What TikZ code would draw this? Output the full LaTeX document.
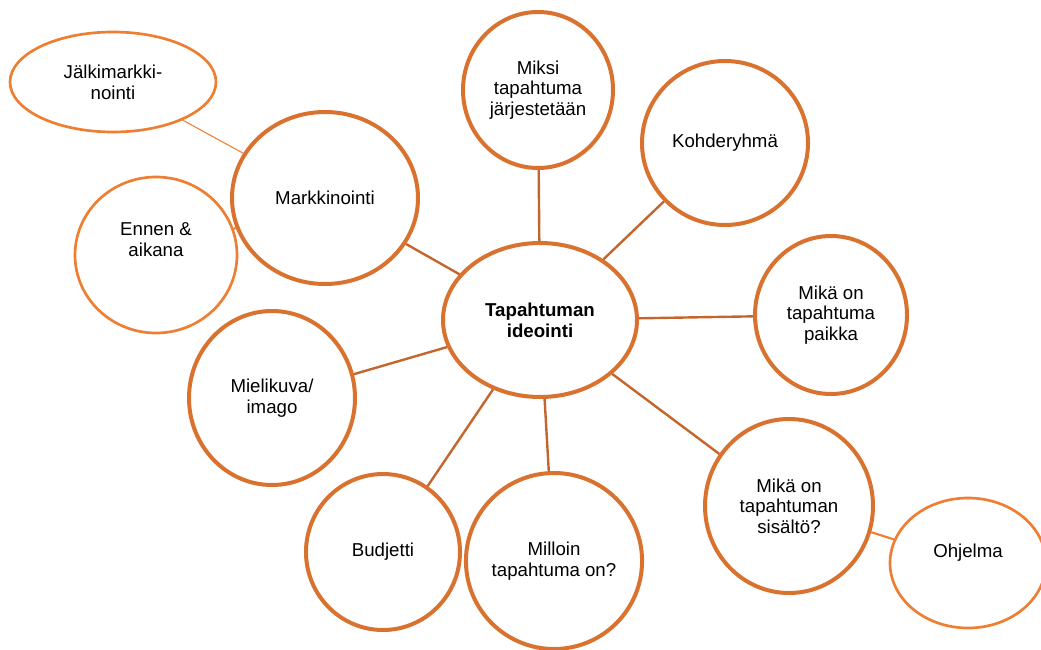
\documentclass[tikz,border=0pt]{standalone}
\usepackage{fontspec}
\setmainfont{Liberation Sans}
\usetikzlibrary{shapes.geometric}
\definecolor{ringorange}{RGB}{216,114,46}
\definecolor{thinorange}{RGB}{238,126,50}
\definecolor{linkbrown}{RGB}{196,102,44}

\begin{document}
\begin{tikzpicture}[x=0.75pt,y=-0.75pt,
	bubble/.style 2 args={ellipse,draw=ringorange,line width=3pt,fill=white,inner sep=0pt,
		minimum width=#1,minimum height=#2,align=center,font=\fontsize{14}{15.5}\selectfont},
	subbubble/.style 2 args={bubble={#1}{#2},draw=thinorange,line width=2pt},
	link/.style={draw=linkbrown,line width=1.8pt},
	sublink/.style={draw=thinorange,line width=1.6pt}]

\clip (0,0) rectangle (1041,649);

\node[bubble={145.5pt}{115.5pt}]	(idea)		at (540,320)	{\textbf{Tapahtuman}\\\textbf{ideointi}};
\node[bubble={112.5pt}{117pt}]		(miksi)		at (538,90)		{Miksi\\tapahtuma\\järjestetään};
\node[bubble={124.5pt}{123pt}]		(kohde)		at (725,143)	{Kohderyhmä};
\node[bubble={114pt}{118.5pt}]		(paikka)	at (831,315)	{Mikä on\\tapahtuma\\paikka};
\node[bubble={126pt}{130.5pt}]		(sisalto)	at (789,506)	{Mikä on\\tapahtuman\\sisältö?};
\node[bubble={126pt}{132pt}]		(milloin)	at (554,561)	{Milloin\\tapahtuma on?};
\node[bubble={115.5pt}{117pt}]		(budjetti)	at (383,552)	{Budjetti};
\node[bubble={124.5pt}{130.5pt}]	(mieli)		at (272,398)	{Mielikuva/\\imago};
\node[bubble={139.5pt}{129pt}]		(markk)		at (325,198)	{Markkinointi};

%outer ring, thinner lines
\node[subbubble={117pt}{97.5pt}]	(ohjelma)	at (968,563)	{\raisebox{7.5pt}[\height][\depth]{Ohjelma}};
\node[subbubble={121.5pt}{117pt}]	(ennen)		at (156,255)	{\raisebox{10pt}[\height][\depth]{\begin{tabular}{@{}c@{}}Ennen \&\\aikana\end{tabular}}};
\node[subbubble={154.5pt}{75pt}]	(jalki)		at (113,82)		{Jälkimarkki-\\nointi};

\path[link] (idea)	edge (miksi)
	edge (kohde)
	edge (paikka)
	edge (sisalto)
	edge (milloin)
	edge (budjetti)
	edge (mieli)
	edge (markk);

\path[sublink] (sisalto) edge (ohjelma)
	(markk) edge (ennen)
	(markk) edge[line width=0.8pt] (jalki);

\end{tikzpicture}
\end{document}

• [GIVEN REQUEST]:
Set down again, exactly, the lines of the material above from its first line to the one with "(0,0) rectangle (1041,649);", inclusive. Leave the pictures out.

• [CORRECT ANSWER]:
What TikZ code would draw this? Output the full LaTeX document.
\documentclass[tikz,border=0pt]{standalone}
\usepackage{fontspec}
\setmainfont{Liberation Sans}
\usetikzlibrary{shapes.geometric}
\definecolor{ringorange}{RGB}{216,114,46}
\definecolor{thinorange}{RGB}{238,126,50}
\definecolor{linkbrown}{RGB}{196,102,44}

\begin{document}
\begin{tikzpicture}[x=0.75pt,y=-0.75pt,
	bubble/.style 2 args={ellipse,draw=ringorange,line width=3pt,fill=white,inner sep=0pt,
		minimum width=#1,minimum height=#2,align=center,font=\fontsize{14}{15.5}\selectfont},
	subbubble/.style 2 args={bubble={#1}{#2},draw=thinorange,line width=2pt},
	link/.style={draw=linkbrown,line width=1.8pt},
	sublink/.style={draw=thinorange,line width=1.6pt}]

\clip (0,0) rectangle (1041,649);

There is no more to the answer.